• _The exercise_: Repeat the material exactly from its first line to the line that includes "rotate = 90]". Skip pictures.

• _Dataset content_:

↓↓↓

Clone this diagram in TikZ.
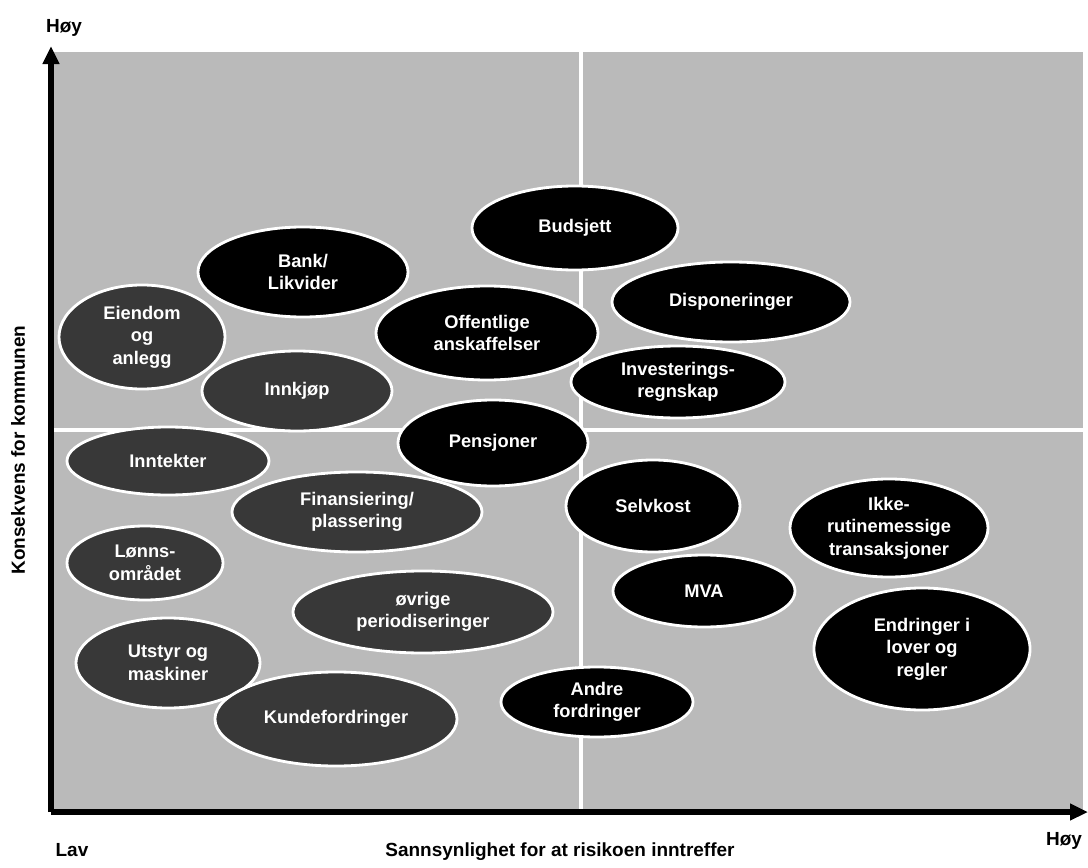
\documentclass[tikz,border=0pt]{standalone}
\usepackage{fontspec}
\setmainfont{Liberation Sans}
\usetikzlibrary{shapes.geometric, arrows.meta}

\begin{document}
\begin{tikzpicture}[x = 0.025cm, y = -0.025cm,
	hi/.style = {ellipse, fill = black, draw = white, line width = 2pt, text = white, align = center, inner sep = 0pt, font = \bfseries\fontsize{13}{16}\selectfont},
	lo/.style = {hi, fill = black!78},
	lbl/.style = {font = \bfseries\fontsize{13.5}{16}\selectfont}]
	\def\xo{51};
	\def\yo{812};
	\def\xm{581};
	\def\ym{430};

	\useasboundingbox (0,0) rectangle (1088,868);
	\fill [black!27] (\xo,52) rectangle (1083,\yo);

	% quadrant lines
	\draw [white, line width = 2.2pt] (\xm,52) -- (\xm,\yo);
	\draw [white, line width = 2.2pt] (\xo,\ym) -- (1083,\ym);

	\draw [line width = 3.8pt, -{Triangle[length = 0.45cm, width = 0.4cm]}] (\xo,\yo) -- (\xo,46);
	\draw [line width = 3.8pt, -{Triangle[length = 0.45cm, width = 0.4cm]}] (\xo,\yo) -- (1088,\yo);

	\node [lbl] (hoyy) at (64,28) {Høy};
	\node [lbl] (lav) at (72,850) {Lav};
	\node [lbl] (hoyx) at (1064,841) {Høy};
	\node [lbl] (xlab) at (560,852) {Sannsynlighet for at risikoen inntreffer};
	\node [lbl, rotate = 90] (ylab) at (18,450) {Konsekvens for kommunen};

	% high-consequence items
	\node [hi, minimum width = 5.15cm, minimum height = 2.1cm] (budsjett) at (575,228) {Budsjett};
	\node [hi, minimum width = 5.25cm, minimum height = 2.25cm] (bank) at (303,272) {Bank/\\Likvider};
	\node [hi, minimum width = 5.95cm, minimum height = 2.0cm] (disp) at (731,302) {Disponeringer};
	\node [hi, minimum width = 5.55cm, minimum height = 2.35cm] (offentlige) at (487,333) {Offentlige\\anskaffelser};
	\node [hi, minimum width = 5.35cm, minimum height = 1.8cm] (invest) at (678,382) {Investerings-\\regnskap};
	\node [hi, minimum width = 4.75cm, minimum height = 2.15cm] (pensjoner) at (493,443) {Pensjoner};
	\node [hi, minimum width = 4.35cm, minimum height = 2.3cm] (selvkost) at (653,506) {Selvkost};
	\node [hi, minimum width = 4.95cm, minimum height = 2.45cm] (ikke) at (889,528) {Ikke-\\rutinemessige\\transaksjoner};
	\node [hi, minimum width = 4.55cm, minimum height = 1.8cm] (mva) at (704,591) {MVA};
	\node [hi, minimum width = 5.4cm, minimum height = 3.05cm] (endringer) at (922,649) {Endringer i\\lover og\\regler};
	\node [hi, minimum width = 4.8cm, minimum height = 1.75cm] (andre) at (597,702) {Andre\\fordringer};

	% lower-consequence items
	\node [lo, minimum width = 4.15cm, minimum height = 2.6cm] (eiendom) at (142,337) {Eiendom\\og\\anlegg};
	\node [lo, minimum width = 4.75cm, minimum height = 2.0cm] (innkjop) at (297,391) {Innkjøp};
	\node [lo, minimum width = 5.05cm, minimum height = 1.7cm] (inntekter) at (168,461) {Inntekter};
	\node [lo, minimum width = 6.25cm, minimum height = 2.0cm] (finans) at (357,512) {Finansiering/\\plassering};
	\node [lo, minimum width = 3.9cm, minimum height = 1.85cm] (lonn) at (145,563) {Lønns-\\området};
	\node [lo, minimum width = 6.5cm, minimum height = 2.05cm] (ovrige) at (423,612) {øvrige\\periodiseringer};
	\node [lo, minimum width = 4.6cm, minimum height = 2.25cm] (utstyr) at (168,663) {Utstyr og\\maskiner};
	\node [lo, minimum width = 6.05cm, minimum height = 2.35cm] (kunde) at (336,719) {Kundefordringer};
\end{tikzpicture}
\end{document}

↑↑↑

• _Result for this exercise_:
Clone this diagram in TikZ.
\documentclass[tikz,border=0pt]{standalone}
\usepackage{fontspec}
\setmainfont{Liberation Sans}
\usetikzlibrary{shapes.geometric, arrows.meta}

\begin{document}
\begin{tikzpicture}[x = 0.025cm, y = -0.025cm,
	hi/.style = {ellipse, fill = black, draw = white, line width = 2pt, text = white, align = center, inner sep = 0pt, font = \bfseries\fontsize{13}{16}\selectfont},
	lo/.style = {hi, fill = black!78},
	lbl/.style = {font = \bfseries\fontsize{13.5}{16}\selectfont}]
	\def\xo{51};
	\def\yo{812};
	\def\xm{581};
	\def\ym{430};

	\useasboundingbox (0,0) rectangle (1088,868);
	\fill [black!27] (\xo,52) rectangle (1083,\yo);

	% quadrant lines
	\draw [white, line width = 2.2pt] (\xm,52) -- (\xm,\yo);
	\draw [white, line width = 2.2pt] (\xo,\ym) -- (1083,\ym);

	\draw [line width = 3.8pt, -{Triangle[length = 0.45cm, width = 0.4cm]}] (\xo,\yo) -- (\xo,46);
	\draw [line width = 3.8pt, -{Triangle[length = 0.45cm, width = 0.4cm]}] (\xo,\yo) -- (1088,\yo);

	\node [lbl] (hoyy) at (64,28) {Høy};
	\node [lbl] (lav) at (72,850) {Lav};
	\node [lbl] (hoyx) at (1064,841) {Høy};
	\node [lbl] (xlab) at (560,852) {Sannsynlighet for at risikoen inntreffer};
	\node [lbl, rotate = 90] (ylab) at (18,450) {Konsekvens for kommunen};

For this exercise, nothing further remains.